If you feel curious…

These papers will eventually be made public by the C+J. The Datastringer should even be in the American Journalism Review. In the meantime, you can read a less scientific write-up on OpenNews Source blog:

Project of the week

gist iain

Our Iain Collins crunched some data to study the news coverage bills in front of the UK Parliament receive.

Do have a look at the Github Gist with the results!

“The example above only includes Bills that have actually been published online by Parliament - Bills that are still to be published are less likely to have written about in the media.”

“Only the top 10 matching articles from a select list of sources is shown here. The total for the number of articles refers to articles published in the last 3 months that were found and indexed by the BBC News Juicer. You can read about the Juicer here and here.”

“This output was created by mashing up the node modules newsQuery, psuk-parliament and gramophone. It’s a simple but practical example of how I want to leverage existing tools and data to create a site that helps explain new legislation, and the issues related to it.

“As well as curating a list of related content and discovering potentially useful tags (which I have limited to 5 per Bill here) which could be use to help include and link to relevant content the number of related articles in the media help show which Bills are important and topical.”

“By looking at the media coverage over and time and filtering by publication (and the content FROM each publication) you can get an immediate idea of what they key issues are and how important a Bill is.”

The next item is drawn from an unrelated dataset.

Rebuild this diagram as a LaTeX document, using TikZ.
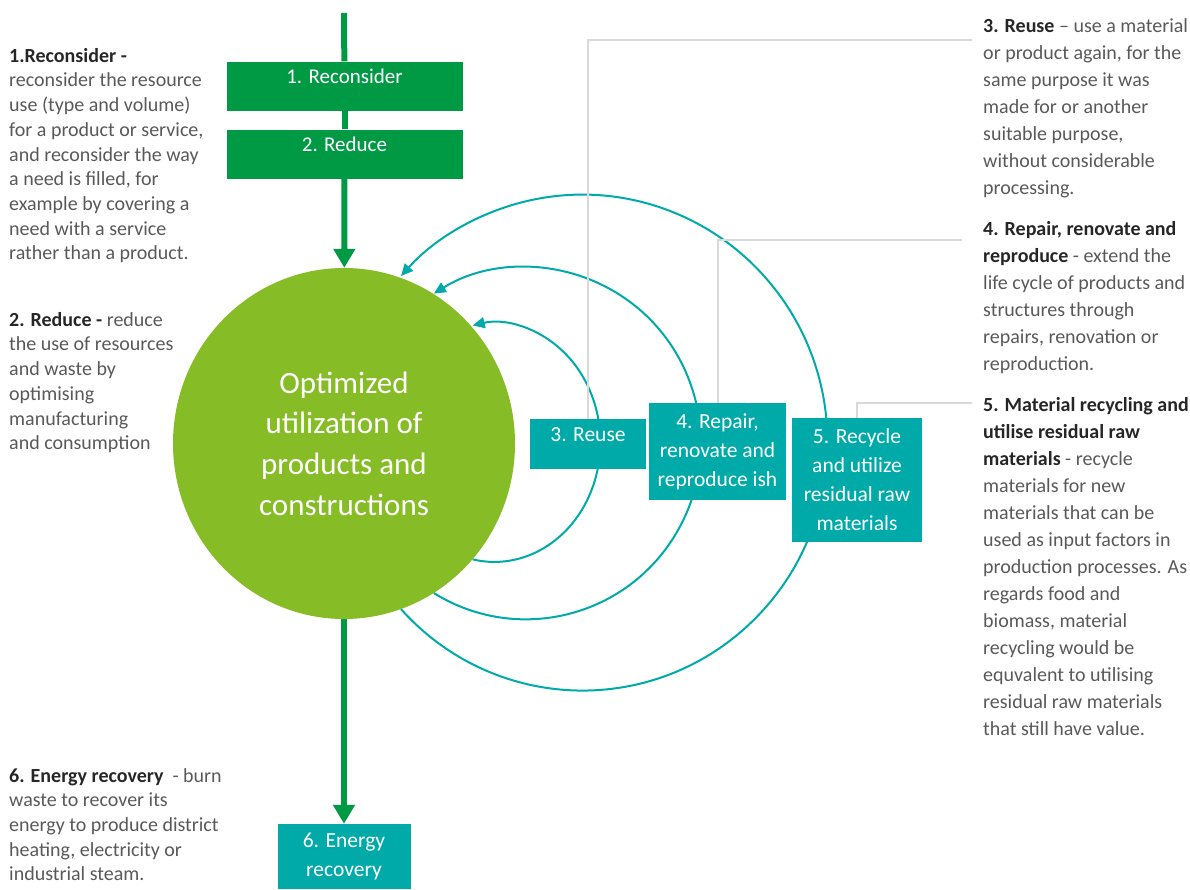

“Not shown here is all the semantic data associated with the articles that have been found, or additional media (including news clips, BBC News and relevant BBC Parliament coverage).”

“There’s a small number of erroneous articles for little known Bills that haven’t had any press coverage but overall I’m hugely happy with the results of this smoke test and looking forward to expanding on it in the next few weeks.”

The data architects’ corner

Let’s kick off with Karl Sutt’s recent work on the Juicer.

A big change happened under the hood recently: “Content extraction open source library Newspaper replaced our previous one, Goose. Newspaper is already in production and so far, we’re really happy with it! We’ve got some upstream patches for Newspaper and hopefully have more on the way.”

“I also recently implemented, using Elasticsearch, a kind of semantic “find related” functionality, which works by exploiting tf-idf (term frequency, inverse document frequency) algorithm. The results are really great so far, people seem impressed. It’s available though the Juicer API, as well as newsQuery, as well as in the Juicer Demo.”

“The current Juicer Demo is old and not ideal, so I also started working on a new demo app. This will be in Angular and will serve as a pretty facade for the Juicer, demonstrating the different querying capabilities it has. It’s possible that I will add API endpoints as part of this work, if it turns out that the demo could benefit from them.”

kibana graph

“On a more fun note, I deployed a Kibana interface to our Elasticsearch instance for showing pretty (and hopefully insightful) graphs. It’s yet another facet into our dataset, good for demoing stuff visually to relevant stakeholders and keeping an eye out for trends and patterns.”

There is a major piece of work planned for the weeks to come: “The planning and re-designing the Juicer infrastructure for its expansion. We want to have about 150-200 sources in the Juicer by the end of November, in order to get better coverage of news and be more representative (we have 51 sources at the moment). The current ingest and processing infrastructure is not scalable in the sense that we can’t easily scale out our worker instances when more sources are added. Also part of the scaling effort is migration to larger AWS instances and building a proper Elasticsearch cluster to handle a larger influx of data.”